Why did we audit confiscation of the proceeds of crime?
Confiscation of the proceeds of crime has been high on the political agenda for many decades. The ambition is fed by two sources: crime must not pay and justice must be done. Successive governments and Ministers of J&V have invested in the confiscation of more criminal assets. Additional budgets have been released on several occasions to confiscate more proceeds of crime.
The Court of Audit investigated whether the measures taken by the minister and the 5 additional budget releases had effectively and efficiently achieved the ambition of confiscating more criminal assets. Our audit focused on the financial goals and results between 2010 and 2021. In keeping with the nature of the additional budgets, we compared the results achieved with the results of routine confiscation cases excluding high and exceptional out-of-court transactions.
What audit methods did we apply?
Our audit took a mixed methods approach. We used the strength of each method and linked the data we gathered to each other. We used the following audit techniques.
The first important basis for our audit was document analysis. We analysed both public and confidential documents at the Ministry of J&V, the OM, the National Police, The Fiscal Information and Investigation Service (FIOD), the Council for the Judiciary, courts, the Central Judicial Collection Agency (CJIB), the Research and Documentation Centre and other institutions involved in this area.
To gain an understanding of the background and current status of the confiscation of the proceeds of crime we held in-depth interviews with experts and implementers in the system. The interviewees worked at both strategic and operational level for various organisations across the entire confiscation system. In total we interviewed about 40 experts.
We analysed data provided by the OM, Council for the Judiciary and CJIB on various aspects of the confiscation system. The data we requested concerned value confiscations, out-of-court settlements and out-of-court transactions initiated by the OM between 2010 and the end of 2020.
Using the OM’s data on confiscation cases we requested additional information from the judiciary and the CJIB based on the OM’s case number. We also received information from the Council for the Judiciary and the CJIB regarding the case numbers.

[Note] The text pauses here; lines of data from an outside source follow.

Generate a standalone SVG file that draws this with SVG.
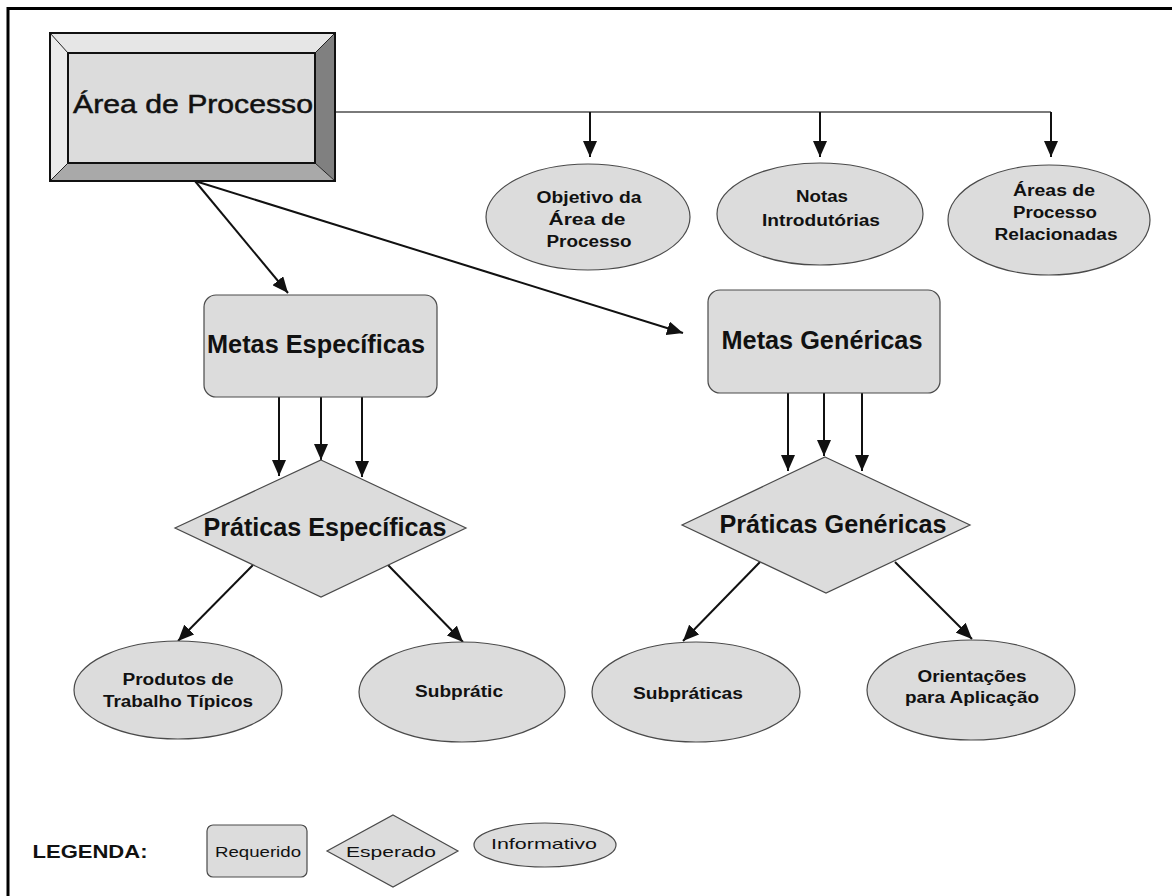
<svg xmlns="http://www.w3.org/2000/svg" width="1172" height="896" viewBox="0 0 1172 896">
  <style>
    .shape { fill: #dcdcdc; stroke: #4a4a4a; stroke-width: 1.2; }
    .conn { stroke: #111; stroke-width: 2; fill: none; marker-end: url(#head); }
    .t { font-family: "Liberation Sans", Arial, sans-serif; fill: #111; text-anchor: middle; }
    .big { font-size: 25px; font-weight: bold; }
    .small { font-size: 16px; font-weight: bold; }
    .leg { font-size: 15px; }
  </style>
  <defs>
    <marker id="head" markerUnits="userSpaceOnUse" markerWidth="16" markerHeight="14" refX="16" refY="7" orient="auto">
      <path d="M0,0 L16,7 L0,14 z" fill="#111"/>
    </marker>
  </defs>

  <rect width="1172" height="896" fill="#fff"/>
  <!-- page frame (top and left edges) -->
  <path d="M8,896 L8,8.5 L1172,8.5" fill="none" stroke="#000" stroke-width="3"/>

  <!-- connectors -->
  <g id="connectors">
    <line x1="335" y1="112" x2="1051" y2="112" stroke="#7a7a7a" stroke-width="2"/>
    <line class="conn" x1="590" y1="112" x2="590" y2="157"/>
    <line class="conn" x1="820" y1="112" x2="820" y2="157"/>
    <line class="conn" x1="1051" y1="112" x2="1051" y2="157"/>

    <line class="conn" x1="195" y1="181" x2="288" y2="293"/>
    <line class="conn" x1="195" y1="181" x2="683" y2="333"/>

    <line class="conn" x1="279" y1="397" x2="279" y2="476"/>
    <line class="conn" x1="321" y1="397" x2="321" y2="460"/>
    <line class="conn" x1="362" y1="397" x2="362" y2="477"/>

    <line class="conn" x1="788" y1="393" x2="788" y2="471"/>
    <line class="conn" x1="824" y1="393" x2="824" y2="456"/>
    <line class="conn" x1="862" y1="393" x2="862" y2="471"/>

    <line class="conn" x1="253" y1="565" x2="178" y2="641"/>
    <line class="conn" x1="388" y1="565" x2="463" y2="642"/>
    <line class="conn" x1="760" y1="562" x2="683" y2="641"/>
    <line class="conn" x1="895" y1="562" x2="972" y2="639"/>
  </g>

  <!-- bevelled process-area box -->
  <g id="area-processo">
    <rect x="50" y="33" width="285" height="148" fill="#dcdcdc"/>
    <polygon points="50,33 335,33 315,53 68,53" fill="#e6e6e6"/>
    <polygon points="50,33 68,53 68,163 50,181" fill="#ebebeb"/>
    <polygon points="335,33 335,181 315,163 315,53" fill="#808080"/>
    <polygon points="50,181 68,163 315,163 335,181" fill="#a9a9a9"/>
    <g stroke="#222" stroke-width="1">
      <line x1="50" y1="33" x2="68" y2="53"/>
      <line x1="335" y1="33" x2="315" y2="53"/>
      <line x1="50" y1="181" x2="68" y2="163"/>
      <line x1="335" y1="181" x2="315" y2="163"/>
    </g>
    <rect x="50" y="33" width="285" height="148" fill="none" stroke="#111" stroke-width="2"/>
    <rect x="68" y="53" width="247" height="110" fill="none" stroke="#111" stroke-width="2"/>
    <text class="t" x="193" y="113" font-size="26" stroke="#111" stroke-width="0.5" textLength="240" lengthAdjust="spacingAndGlyphs">Área de Processo</text>
  </g>

  <!-- informative items of the process area -->
  <g id="objetivo">
    <ellipse class="shape" cx="588" cy="217" rx="102" ry="53"/>
    <text class="t small" x="589" y="203" textLength="105" lengthAdjust="spacingAndGlyphs">Objetivo da</text>
    <text class="t small" x="587" y="225" textLength="77" lengthAdjust="spacingAndGlyphs">Área de</text>
    <text class="t small" x="589" y="247" textLength="85" lengthAdjust="spacingAndGlyphs">Processo</text>
  </g>
  <g id="notas">
    <ellipse class="shape" cx="820" cy="214" rx="103" ry="51"/>
    <text class="t small" x="822" y="202" textLength="52" lengthAdjust="spacingAndGlyphs">Notas</text>
    <text class="t small" x="821" y="226" textLength="118" lengthAdjust="spacingAndGlyphs">Introdutórias</text>
  </g>
  <g id="areas-relacionadas">
    <ellipse class="shape" cx="1049" cy="220" rx="101" ry="55"/>
    <text class="t small" x="1054" y="196" textLength="82" lengthAdjust="spacingAndGlyphs">Áreas de</text>
    <text class="t small" x="1055" y="218" textLength="84" lengthAdjust="spacingAndGlyphs">Processo</text>
    <text class="t small" x="1056" y="240" textLength="123" lengthAdjust="spacingAndGlyphs">Relacionadas</text>
  </g>

  <!-- required components -->
  <g id="metas-especificas">
    <rect class="shape" x="204" y="295" width="233" height="102" rx="12"/>
    <text class="t big" x="316" y="353" textLength="218" lengthAdjust="spacingAndGlyphs">Metas Específicas</text>
  </g>
  <g id="metas-genericas">
    <rect class="shape" x="708" y="290" width="232" height="103" rx="12"/>
    <text class="t big" x="822" y="349" textLength="201" lengthAdjust="spacingAndGlyphs">Metas Genéricas</text>
  </g>

  <!-- expected components -->
  <g id="praticas-especificas">
    <polygon class="shape" points="321,460 466,528 321,597 175,528"/>
    <text class="t big" x="325" y="536" textLength="243" lengthAdjust="spacingAndGlyphs">Práticas Específicas</text>
  </g>
  <g id="praticas-genericas">
    <polygon class="shape" points="825,457 970,525 826,593 682,525"/>
    <text class="t big" x="833" y="533" textLength="227" lengthAdjust="spacingAndGlyphs">Práticas Genéricas</text>
  </g>

  <!-- informative sub-items -->
  <g id="produtos">
    <ellipse class="shape" cx="178" cy="690" rx="104" ry="49"/>
    <text class="t small" x="178" y="685" textLength="111" lengthAdjust="spacingAndGlyphs">Produtos de</text>
    <text class="t small" x="178" y="707" textLength="150" lengthAdjust="spacingAndGlyphs">Trabalho Típicos</text>
  </g>
  <g id="subpratic">
    <ellipse class="shape" cx="462" cy="692" rx="103" ry="50"/>
    <text class="t small" x="459" y="697" textLength="88" lengthAdjust="spacingAndGlyphs">Subprátic</text>
  </g>
  <g id="subpraticas">
    <ellipse class="shape" cx="696" cy="692" rx="104" ry="50"/>
    <text class="t small" x="688" y="699" textLength="110" lengthAdjust="spacingAndGlyphs">Subpráticas</text>
  </g>
  <g id="orientacoes">
    <ellipse class="shape" cx="971" cy="690" rx="104" ry="50"/>
    <text class="t small" x="972" y="682" textLength="109" lengthAdjust="spacingAndGlyphs">Orientações</text>
    <text class="t small" x="972" y="703" textLength="134" lengthAdjust="spacingAndGlyphs">para Aplicação</text>
  </g>

  <!-- legend -->
  <g id="legenda">
    <text class="t" x="90" y="858" font-size="18" font-weight="bold" textLength="115" lengthAdjust="spacingAndGlyphs">LEGENDA:</text>
  </g>
  <g id="legenda-requerido">
    <rect class="shape" x="207" y="825" width="100" height="52" rx="6"/>
    <text class="t leg" x="258" y="857" textLength="86" lengthAdjust="spacingAndGlyphs">Requerido</text>
  </g>
  <g id="legenda-esperado">
    <polygon class="shape" points="393,815 458,851 393,887 327,851"/>
    <text class="t leg" x="391" y="857" textLength="90" lengthAdjust="spacingAndGlyphs">Esperado</text>
  </g>
  <g id="legenda-informativo">
    <ellipse class="shape" cx="545" cy="845" rx="71" ry="22"/>
    <text class="t leg" x="544" y="849" textLength="106" lengthAdjust="spacingAndGlyphs">Informativo</text>
  </g>
</svg>
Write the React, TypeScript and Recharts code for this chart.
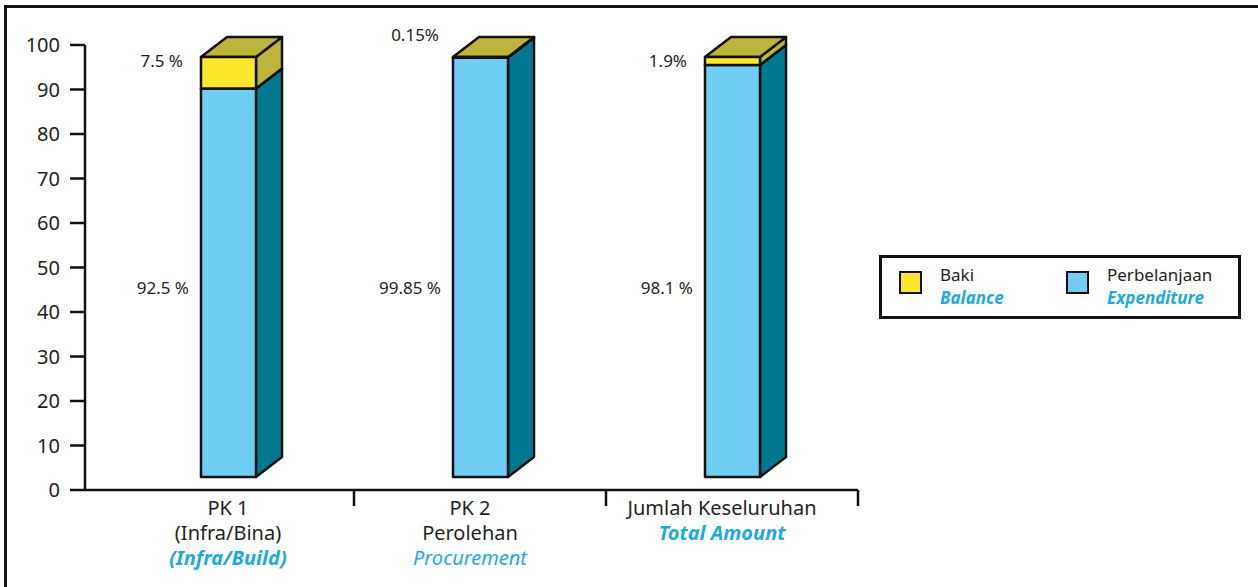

We aggregated all the data at the OM’s case number level. This means that offences in the OM’s files and the case numbers in the CJIB’s files were linked to a unique case number in our file. The next step was to link the case number to the value confiscation, out-of-court transaction or out-of-court settlement first initiated by the OM. We then carried out 2 analyses of the dataset:
- the composition of the new annual inflow, analysed on a series of criteria: number of confiscation cases, type of confiscation instrument, seizures;
- case developments during the period audited: changes in case times and/or confiscated criminal assets, by confiscation instrument where possible.
We carried out a case study to gain a better insight into how the system worked. We selected 4 confiscation cases for the study:
- a simple, standard value confiscation,
- a complicated value confiscation,
- an out-of-court settlement,
- an out-of-court transaction.
These 4 cases also included seizures and object confiscations. 2 of the cases are described in the report.